__DATASET EXCERPT__.
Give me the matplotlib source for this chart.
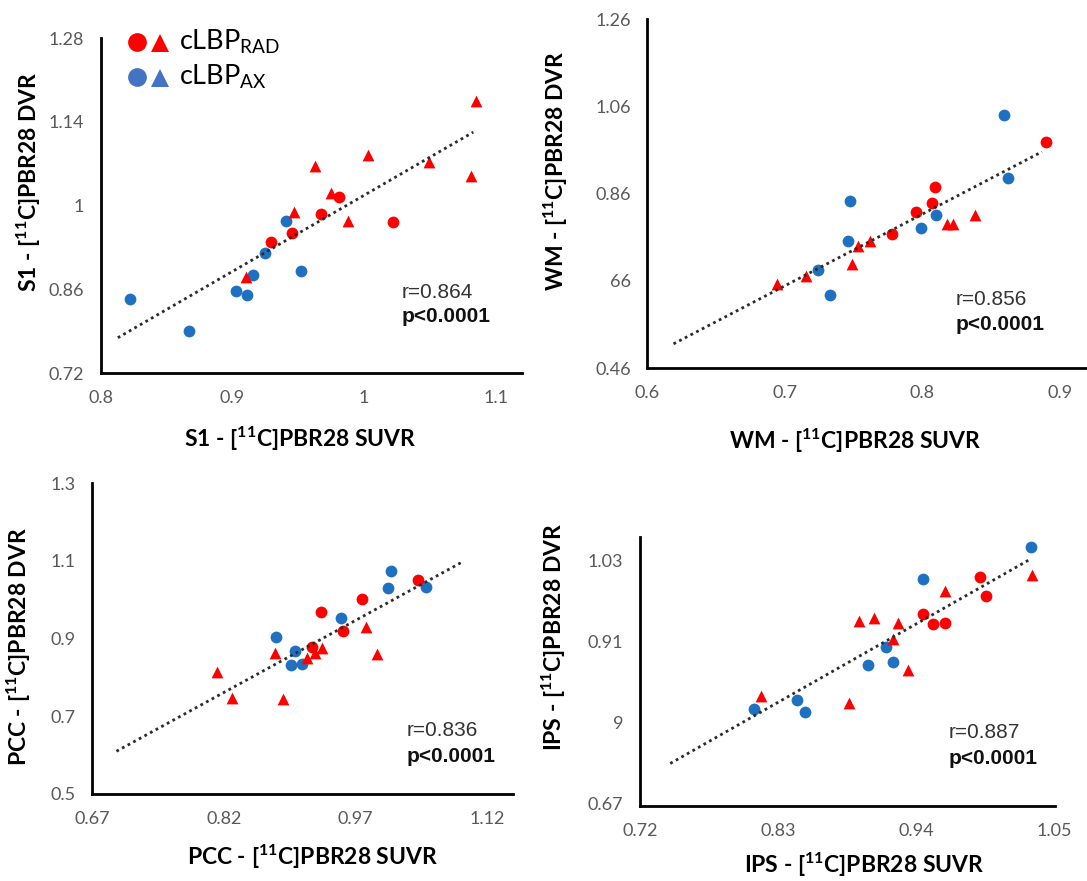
import matplotlib
matplotlib.use("Agg")
import matplotlib.pyplot as plt

plt.rcParams['font.family'] = ['Lato', 'DejaVu Sans']
plt.rcParams['mathtext.fontset'] = 'custom'
plt.rcParams['mathtext.rm'] = 'Lato'
plt.rcParams['mathtext.bf'] = 'Lato:bold'
plt.rcParams['mathtext.it'] = 'Lato:italic'

RED = '#FF0000'
BLUE = '#1F70C1'
LEG_BLUE = '#4472C4'
GREY = '#595959'

# --- S1 ---
s1_rad_circ_x = [0.981, 0.967, 1.022, 0.945, 0.929]
s1_rad_circ_y = [1.015, 0.986, 0.973, 0.955, 0.940]
s1_rad_tri_x = [1.085, 1.003, 1.049, 0.963, 1.081, 0.975, 0.947, 0.988, 0.910]
s1_rad_tri_y = [1.175, 1.084, 1.073, 1.066, 1.049, 1.021, 0.990, 0.975, 0.881]
s1_ax_x = [0.941, 0.925, 0.916, 0.952, 0.903, 0.911, 0.822, 0.867]
s1_ax_y = [0.975, 0.921, 0.884, 0.891, 0.857, 0.850, 0.843, 0.791]
s1_fit_x = [0.813, 1.083]
s1_fit_y = [0.779, 1.123]
s1_xticks = [0.8, 0.9, 1.0, 1.1]
s1_xlabels = ['0.8', '0.9', '1', '1.1']
s1_yticks = [0.72, 0.86, 1.0, 1.14, 1.28]
s1_ylabels = ['0.72', '0.86', '1', '1.14', '1.28']

# --- WM ---
wm_rad_circ_x = [0.890, 0.809, 0.807, 0.795, 0.778]
wm_rad_circ_y = [0.978, 0.875, 0.839, 0.817, 0.767]
wm_rad_tri_x = [0.838, 0.818, 0.8225, 0.762, 0.753, 0.7485, 0.7155, 0.694]
wm_rad_tri_y = [0.811, 0.790, 0.790, 0.752, 0.739, 0.698, 0.672, 0.653]
wm_ax_x = [0.859, 0.862, 0.747, 0.810, 0.799, 0.746, 0.724, 0.7325]
wm_ax_y = [1.039, 0.896, 0.843, 0.811, 0.782, 0.752, 0.684, 0.629]
wm_fit_x = [0.619, 0.887]
wm_fit_y = [0.516, 0.956]
wm_xticks = [0.6, 0.7, 0.8, 0.9]
wm_xlabels = ['0.6', '0.7', '0.8', '0.9']
wm_yticks = [0.46, 0.66, 0.86, 1.06, 1.26]
wm_ylabels = ['0.46', '66', '0.86', '1.06', '1.26']

# --- PCC ---
pcc_rad_circ_x = [1.041, 0.977, 0.931, 0.956, 0.921]
pcc_rad_circ_y = [1.051, 1.003, 0.969, 0.919, 0.879]
pcc_rad_tri_x = [0.982, 0.9146, 0.9237, 0.9317, 0.878, 0.994, 0.812, 0.829, 0.887]
pcc_rad_tri_y = [0.931, 0.851, 0.864, 0.877, 0.862, 0.860, 0.813, 0.747, 0.745]
pcc_ax_x = [1.011, 1.050, 1.007, 0.954, 0.8795, 0.901, 0.896, 0.909]
pcc_ax_y = [1.075, 1.034, 1.031, 0.953, 0.905, 0.869, 0.833, 0.836]
pcc_fit_x = [0.6975, 1.093]
pcc_fit_y = [0.610, 1.099]
pcc_xticks = [0.67, 0.82, 0.97, 1.12]
pcc_xlabels = ['0.67', '0.82', '0.97', '1.12']
pcc_yticks = [0.5, 0.7, 0.9, 1.1, 1.3]
pcc_ylabels = ['0.5', '0.7', '0.9', '1.1', '1.3']

# --- IPS ---
ips_rad_circ_x = [0.991, 0.995, 0.945, 0.953, 0.963]
ips_rad_circ_y = [1.006, 0.977, 0.951, 0.935, 0.937]
ips_rad_tri_x = [1.032, 0.963, 0.906, 0.894, 0.925, 0.921, 0.933, 0.816, 0.886]
ips_rad_tri_y = [1.008, 0.985, 0.945, 0.940, 0.937, 0.914, 0.868, 0.829, 0.818]
ips_ax_x = [1.031, 0.945, 0.916, 0.921, 0.9015, 0.845, 0.8106, 0.851]
ips_ax_y = [1.049, 1.003, 0.901, 0.879, 0.875, 0.823, 0.810, 0.806]
ips_fit_x = [0.744, 1.030]
ips_fit_y = [0.729, 1.031]
ips_xticks = [0.72, 0.83, 0.94, 1.05]
ips_xlabels = ['0.72', '0.83', '0.94', '1.05']
ips_yticks = [0.67, 0.79, 0.91, 1.03]
ips_ylabels = ['0.67', '9', '0.91', '1.03']

W, H = 1087, 881
fig = plt.figure(figsize=(W / 100, H / 100), dpi=100)


def rect(l, t, r, b):
    return [l / W, 1 - b / H, (r - l) / W, (b - t) / H]


def ftext(x, y, s, **kw):
    fig.text(x / W, 1 - y / H, s, **kw)


panels = [
    dict(name='S1', box=(100.7, 38.3, 522, 373), xlim=(0.8, 1.12), ylim=(0.72, 1.28),
         rc=(s1_rad_circ_x, s1_rad_circ_y), rt=(s1_rad_tri_x, s1_rad_tri_y), ax=(s1_ax_x, s1_ax_y),
         fit=(s1_fit_x, s1_fit_y), xt=(s1_xticks, s1_xlabels), yt=(s1_yticks, s1_ylabels),
         r='r=0.864', xl=(300, 439), yl=(29, 182), rp=(402, 292)),
    dict(name='WM', box=(647.4, 19, 1086, 368.3), xlim=(0.6, 0.919), ylim=(0.46, 1.26),
         rc=(wm_rad_circ_x, wm_rad_circ_y), rt=(wm_rad_tri_x, wm_rad_tri_y), ax=(wm_ax_x, wm_ax_y),
         fit=(wm_fit_x, wm_fit_y), xt=(wm_xticks, wm_xlabels), yt=(wm_yticks, wm_ylabels),
         r='r=0.856', xl=(855, 441), yl=(556, 171), rp=(956, 299)),
    dict(name='PCC', box=(92.3, 483.3, 512.5, 794), xlim=(0.67, 1.149), ylim=(0.5, 1.3),
         rc=(pcc_rad_circ_x, pcc_rad_circ_y), rt=(pcc_rad_tri_x, pcc_rad_tri_y), ax=(pcc_ax_x, pcc_ax_y),
         fit=(pcc_fit_x, pcc_fit_y), xt=(pcc_xticks, pcc_xlabels), yt=(pcc_yticks, pcc_ylabels),
         r='r=0.836', xl=(313, 857), yl=(19, 647), rp=(407, 731)),
    dict(name='IPS', box=(640.1, 536.7, 1054.6, 806), xlim=(0.72, 1.05), ylim=(0.666, 1.065),
         rc=(ips_rad_circ_x, ips_rad_circ_y), rt=(ips_rad_tri_x, ips_rad_tri_y), ax=(ips_ax_x, ips_ax_y),
         fit=(ips_fit_x, ips_fit_y), xt=(ips_xticks, ips_xlabels), yt=(ips_yticks, ips_ylabels),
         r='r=0.887', xl=(864, 865), yl=(554, 637), rp=(949, 733)),
]

for p in panels:
    a = fig.add_axes(rect(*p['box']))
    a.scatter(*p['ax'], s=72, marker='o', color=BLUE, linewidths=0, zorder=3)
    a.scatter(*p['rc'], s=72, marker='o', color=RED, linewidths=0, zorder=3)
    a.scatter(*p['rt'], s=72, marker='^', color=RED, linewidths=0, zorder=3)
    # excel-style dotted trendline, drawn over the markers
    a.plot(*p['fit'], color='#2b2b2b', lw=2, ls=(0, (1, 1.3)), zorder=4)
    a.set_xlim(*p['xlim'])
    a.set_ylim(*p['ylim'])
    a.set_xticks(p['xt'][0], p['xt'][1])
    a.set_yticks(p['yt'][0], p['yt'][1])
    a.tick_params(length=0, labelsize=13, labelcolor=GREY)
    a.tick_params(axis='x', pad=12)
    a.tick_params(axis='y', pad=12)
    for sp in ('top', 'right'):
        a.spines[sp].set_visible(False)
    for sp in ('left', 'bottom'):
        a.spines[sp].set_linewidth(2)
        a.spines[sp].set_color('black')
    a.patch.set_alpha(0)

    n = p['name']
    ftext(p['xl'][0], p['xl'][1], n + r' - [$^{\mathbf{11}}$C]PBR28 SUVR',
          ha='center', va='center', fontsize=16.5, fontweight='bold')
    ftext(p['yl'][0], p['yl'][1], n + r' - [$^{\mathbf{11}}$C]PBR28 DVR',
          ha='center', va='center', rotation=90, fontsize=16.5, fontweight='bold')
    ftext(p['rp'][0], p['rp'][1], p['r'], ha='left', va='center', fontsize=15,
          family='Liberation Sans', color='#333333')
    ftext(p['rp'][0], p['rp'][1] + 25, 'p<0.0001', ha='left', va='center', fontsize=15,
          family='Liberation Sans', fontweight='bold', color='#111111')

# legend in the first panel corner
for yy, col, lab in [(42, RED, r'cLBP$_{\mathrm{RAD}}$'), (77, LEG_BLUE, r'cLBP$_{\mathrm{AX}}$')]:
    fig.add_artist(plt.Line2D([136.7 / W], [1 - yy / H], marker='o', ms=13.5, color=col, mew=0,
                              transform=fig.transFigure))
    fig.add_artist(plt.Line2D([160 / W], [1 - (yy + 1) / H], marker='^', ms=12.5, color=col, mew=0,
                              transform=fig.transFigure))
    ftext(179, yy + 8, lab, ha='left', va='baseline', fontsize=19.5)

fig.savefig('out.png', dpi=100)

__STATED EXERCISE__. Omitting all pictures, restate exactly the lines of the material from its start through the line that contains "import matplotlib.pyplot as plt".

__RESULT FOR THIS EXERCISE__.
Give me the matplotlib source for this chart.
import matplotlib
matplotlib.use("Agg")
import matplotlib.pyplot as plt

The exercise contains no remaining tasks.